§ Work to complete
Omit every image, and transcribe the remaining entries exactly as given.

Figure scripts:
* START *

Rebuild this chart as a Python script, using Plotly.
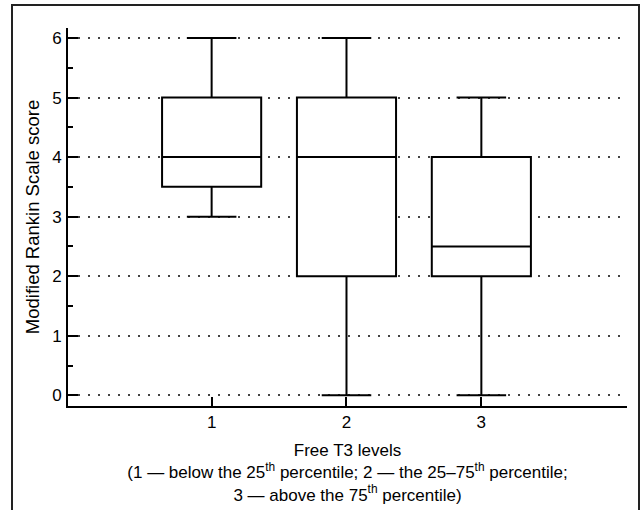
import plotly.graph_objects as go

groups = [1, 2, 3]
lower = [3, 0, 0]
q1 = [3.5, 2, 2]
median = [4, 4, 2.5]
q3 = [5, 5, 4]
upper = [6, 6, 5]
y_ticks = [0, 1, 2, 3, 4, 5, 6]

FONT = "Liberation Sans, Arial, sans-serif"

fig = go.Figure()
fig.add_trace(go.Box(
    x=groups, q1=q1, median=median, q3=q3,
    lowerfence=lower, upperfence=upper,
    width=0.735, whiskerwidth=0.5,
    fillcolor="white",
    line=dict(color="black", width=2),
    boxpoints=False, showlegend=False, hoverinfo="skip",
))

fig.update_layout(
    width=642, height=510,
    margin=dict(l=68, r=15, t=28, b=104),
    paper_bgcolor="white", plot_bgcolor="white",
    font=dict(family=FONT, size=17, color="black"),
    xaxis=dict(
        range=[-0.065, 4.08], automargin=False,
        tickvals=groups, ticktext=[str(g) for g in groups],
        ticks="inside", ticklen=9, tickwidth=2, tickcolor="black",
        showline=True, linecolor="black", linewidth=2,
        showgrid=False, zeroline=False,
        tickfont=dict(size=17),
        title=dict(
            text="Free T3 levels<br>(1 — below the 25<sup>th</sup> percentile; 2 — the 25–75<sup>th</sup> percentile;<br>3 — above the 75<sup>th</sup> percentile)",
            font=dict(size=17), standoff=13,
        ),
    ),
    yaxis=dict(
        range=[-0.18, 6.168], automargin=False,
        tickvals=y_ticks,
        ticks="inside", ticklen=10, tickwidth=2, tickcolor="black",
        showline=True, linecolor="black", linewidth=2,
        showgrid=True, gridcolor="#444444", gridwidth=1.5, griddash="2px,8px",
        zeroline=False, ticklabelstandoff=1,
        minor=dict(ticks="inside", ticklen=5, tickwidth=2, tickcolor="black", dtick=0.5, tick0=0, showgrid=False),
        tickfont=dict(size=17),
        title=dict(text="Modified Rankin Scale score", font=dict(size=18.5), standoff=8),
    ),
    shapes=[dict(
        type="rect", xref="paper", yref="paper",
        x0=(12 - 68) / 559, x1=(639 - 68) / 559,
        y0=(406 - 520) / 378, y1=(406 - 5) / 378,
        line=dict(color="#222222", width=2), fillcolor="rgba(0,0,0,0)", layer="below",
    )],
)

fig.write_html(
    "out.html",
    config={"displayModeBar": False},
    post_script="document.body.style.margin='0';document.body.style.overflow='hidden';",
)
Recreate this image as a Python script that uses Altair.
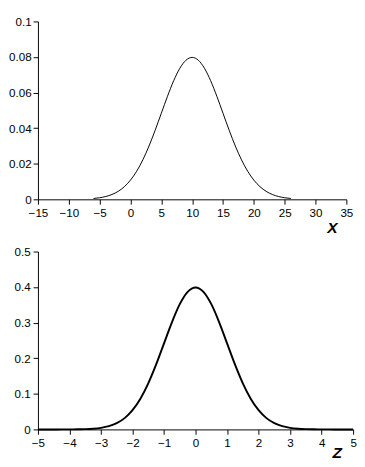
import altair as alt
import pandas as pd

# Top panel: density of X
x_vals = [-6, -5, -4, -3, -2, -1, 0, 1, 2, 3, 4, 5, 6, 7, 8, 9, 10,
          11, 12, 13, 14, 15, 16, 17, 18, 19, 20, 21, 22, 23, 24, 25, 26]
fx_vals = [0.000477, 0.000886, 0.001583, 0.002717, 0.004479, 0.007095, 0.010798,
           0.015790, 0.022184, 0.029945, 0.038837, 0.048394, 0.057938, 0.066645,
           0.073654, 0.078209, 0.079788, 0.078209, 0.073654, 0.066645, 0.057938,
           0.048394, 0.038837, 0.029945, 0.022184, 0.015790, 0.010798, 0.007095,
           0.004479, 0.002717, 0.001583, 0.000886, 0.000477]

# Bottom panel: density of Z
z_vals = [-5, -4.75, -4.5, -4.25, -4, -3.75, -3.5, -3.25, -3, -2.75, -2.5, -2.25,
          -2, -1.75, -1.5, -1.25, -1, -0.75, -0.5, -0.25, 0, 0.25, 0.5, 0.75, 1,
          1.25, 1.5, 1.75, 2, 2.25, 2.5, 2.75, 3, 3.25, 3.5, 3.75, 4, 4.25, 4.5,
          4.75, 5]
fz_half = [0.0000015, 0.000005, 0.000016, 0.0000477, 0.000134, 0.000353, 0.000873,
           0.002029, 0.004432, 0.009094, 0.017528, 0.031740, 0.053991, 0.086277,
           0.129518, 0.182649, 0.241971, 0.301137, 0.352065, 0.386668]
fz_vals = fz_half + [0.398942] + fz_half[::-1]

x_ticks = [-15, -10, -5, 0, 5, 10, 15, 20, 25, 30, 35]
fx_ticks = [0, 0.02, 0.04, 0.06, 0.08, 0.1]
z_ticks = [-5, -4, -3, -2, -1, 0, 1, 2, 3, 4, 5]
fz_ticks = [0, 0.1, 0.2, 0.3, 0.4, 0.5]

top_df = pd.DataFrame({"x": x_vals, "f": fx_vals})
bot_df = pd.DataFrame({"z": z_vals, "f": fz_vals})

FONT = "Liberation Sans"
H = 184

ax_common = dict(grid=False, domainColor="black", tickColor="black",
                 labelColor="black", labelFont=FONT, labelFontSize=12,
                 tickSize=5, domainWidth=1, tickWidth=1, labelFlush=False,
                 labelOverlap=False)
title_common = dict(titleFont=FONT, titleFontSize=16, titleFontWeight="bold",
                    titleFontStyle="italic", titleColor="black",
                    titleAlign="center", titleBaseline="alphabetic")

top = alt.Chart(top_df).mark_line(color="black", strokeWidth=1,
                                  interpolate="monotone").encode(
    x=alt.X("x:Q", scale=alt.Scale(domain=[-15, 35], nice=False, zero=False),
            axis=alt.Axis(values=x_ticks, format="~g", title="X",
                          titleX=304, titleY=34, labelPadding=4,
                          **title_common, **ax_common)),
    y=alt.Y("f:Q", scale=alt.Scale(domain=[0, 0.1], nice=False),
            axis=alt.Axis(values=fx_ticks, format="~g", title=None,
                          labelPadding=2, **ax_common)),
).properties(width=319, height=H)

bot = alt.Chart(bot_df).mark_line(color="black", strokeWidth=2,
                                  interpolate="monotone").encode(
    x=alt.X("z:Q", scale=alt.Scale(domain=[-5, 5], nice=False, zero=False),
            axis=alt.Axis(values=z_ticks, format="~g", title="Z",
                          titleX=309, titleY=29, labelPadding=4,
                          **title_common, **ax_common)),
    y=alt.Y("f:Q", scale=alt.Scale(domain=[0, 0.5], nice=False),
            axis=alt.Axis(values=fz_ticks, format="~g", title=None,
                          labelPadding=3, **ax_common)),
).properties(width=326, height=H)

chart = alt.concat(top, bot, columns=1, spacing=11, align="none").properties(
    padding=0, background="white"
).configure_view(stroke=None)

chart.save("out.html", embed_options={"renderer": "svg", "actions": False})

* END *

§ Task answer
Rebuild this chart as a Python script, using Plotly.
import plotly.graph_objects as go

groups = [1, 2, 3]
lower = [3, 0, 0]
q1 = [3.5, 2, 2]
median = [4, 4, 2.5]
q3 = [5, 5, 4]
upper = [6, 6, 5]
y_ticks = [0, 1, 2, 3, 4, 5, 6]

FONT = "Liberation Sans, Arial, sans-serif"

fig = go.Figure()
fig.add_trace(go.Box(
    x=groups, q1=q1, median=median, q3=q3,
    lowerfence=lower, upperfence=upper,
    width=0.735, whiskerwidth=0.5,
    fillcolor="white",
    line=dict(color="black", width=2),
    boxpoints=False, showlegend=False, hoverinfo="skip",
))

fig.update_layout(
    width=642, height=510,
    margin=dict(l=68, r=15, t=28, b=104),
    paper_bgcolor="white", plot_bgcolor="white",
    font=dict(family=FONT, size=17, color="black"),
    xaxis=dict(
        range=[-0.065, 4.08], automargin=False,
        tickvals=groups, ticktext=[str(g) for g in groups],
        ticks="inside", ticklen=9, tickwidth=2, tickcolor="black",
        showline=True, linecolor="black", linewidth=2,
        showgrid=False, zeroline=False,
        tickfont=dict(size=17),
        title=dict(
            text="Free T3 levels<br>(1 — below the 25<sup>th</sup> percentile; 2 — the 25–75<sup>th</sup> percentile;<br>3 — above the 75<sup>th</sup> percentile)",
            font=dict(size=17), standoff=13,
        ),
    ),
    yaxis=dict(
        range=[-0.18, 6.168], automargin=False,
        tickvals=y_ticks,
        ticks="inside", ticklen=10, tickwidth=2, tickcolor="black",
        showline=True, linecolor="black", linewidth=2,
        showgrid=True, gridcolor="#444444", gridwidth=1.5, griddash="2px,8px",
        zeroline=False, ticklabelstandoff=1,
        minor=dict(ticks="inside", ticklen=5, tickwidth=2, tickcolor="black", dtick=0.5, tick0=0, showgrid=False),
        tickfont=dict(size=17),
        title=dict(text="Modified Rankin Scale score", font=dict(size=18.5), standoff=8),
    ),
    shapes=[dict(
        type="rect", xref="paper", yref="paper",
        x0=(12 - 68) / 559, x1=(639 - 68) / 559,
        y0=(406 - 520) / 378, y1=(406 - 5) / 378,
        line=dict(color="#222222", width=2), fillcolor="rgba(0,0,0,0)", layer="below",
    )],
)

fig.write_html(
    "out.html",
    config={"displayModeBar": False},
    post_script="document.body.style.margin='0';document.body.style.overflow='hidden';",
)
Recreate this image as a Python script that uses Altair.
import altair as alt
import pandas as pd

# Top panel: density of X
x_vals = [-6, -5, -4, -3, -2, -1, 0, 1, 2, 3, 4, 5, 6, 7, 8, 9, 10,
          11, 12, 13, 14, 15, 16, 17, 18, 19, 20, 21, 22, 23, 24, 25, 26]
fx_vals = [0.000477, 0.000886, 0.001583, 0.002717, 0.004479, 0.007095, 0.010798,
           0.015790, 0.022184, 0.029945, 0.038837, 0.048394, 0.057938, 0.066645,
           0.073654, 0.078209, 0.079788, 0.078209, 0.073654, 0.066645, 0.057938,
           0.048394, 0.038837, 0.029945, 0.022184, 0.015790, 0.010798, 0.007095,
           0.004479, 0.002717, 0.001583, 0.000886, 0.000477]

# Bottom panel: density of Z
z_vals = [-5, -4.75, -4.5, -4.25, -4, -3.75, -3.5, -3.25, -3, -2.75, -2.5, -2.25,
          -2, -1.75, -1.5, -1.25, -1, -0.75, -0.5, -0.25, 0, 0.25, 0.5, 0.75, 1,
          1.25, 1.5, 1.75, 2, 2.25, 2.5, 2.75, 3, 3.25, 3.5, 3.75, 4, 4.25, 4.5,
          4.75, 5]
fz_half = [0.0000015, 0.000005, 0.000016, 0.0000477, 0.000134, 0.000353, 0.000873,
           0.002029, 0.004432, 0.009094, 0.017528, 0.031740, 0.053991, 0.086277,
           0.129518, 0.182649, 0.241971, 0.301137, 0.352065, 0.386668]
fz_vals = fz_half + [0.398942] + fz_half[::-1]

x_ticks = [-15, -10, -5, 0, 5, 10, 15, 20, 25, 30, 35]
fx_ticks = [0, 0.02, 0.04, 0.06, 0.08, 0.1]
z_ticks = [-5, -4, -3, -2, -1, 0, 1, 2, 3, 4, 5]
fz_ticks = [0, 0.1, 0.2, 0.3, 0.4, 0.5]

top_df = pd.DataFrame({"x": x_vals, "f": fx_vals})
bot_df = pd.DataFrame({"z": z_vals, "f": fz_vals})

FONT = "Liberation Sans"
H = 184

ax_common = dict(grid=False, domainColor="black", tickColor="black",
                 labelColor="black", labelFont=FONT, labelFontSize=12,
                 tickSize=5, domainWidth=1, tickWidth=1, labelFlush=False,
                 labelOverlap=False)
title_common = dict(titleFont=FONT, titleFontSize=16, titleFontWeight="bold",
                    titleFontStyle="italic", titleColor="black",
                    titleAlign="center", titleBaseline="alphabetic")

top = alt.Chart(top_df).mark_line(color="black", strokeWidth=1,
                                  interpolate="monotone").encode(
    x=alt.X("x:Q", scale=alt.Scale(domain=[-15, 35], nice=False, zero=False),
            axis=alt.Axis(values=x_ticks, format="~g", title="X",
                          titleX=304, titleY=34, labelPadding=4,
                          **title_common, **ax_common)),
    y=alt.Y("f:Q", scale=alt.Scale(domain=[0, 0.1], nice=False),
            axis=alt.Axis(values=fx_ticks, format="~g", title=None,
                          labelPadding=2, **ax_common)),
).properties(width=319, height=H)

bot = alt.Chart(bot_df).mark_line(color="black", strokeWidth=2,
                                  interpolate="monotone").encode(
    x=alt.X("z:Q", scale=alt.Scale(domain=[-5, 5], nice=False, zero=False),
            axis=alt.Axis(values=z_ticks, format="~g", title="Z",
                          titleX=309, titleY=29, labelPadding=4,
                          **title_common, **ax_common)),
    y=alt.Y("f:Q", scale=alt.Scale(domain=[0, 0.5], nice=False),
            axis=alt.Axis(values=fz_ticks, format="~g", title=None,
                          labelPadding=3, **ax_common)),
).properties(width=326, height=H)

chart = alt.concat(top, bot, columns=1, spacing=11, align="none").properties(
    padding=0, background="white"
).configure_view(stroke=None)

chart.save("out.html", embed_options={"renderer": "svg", "actions": False})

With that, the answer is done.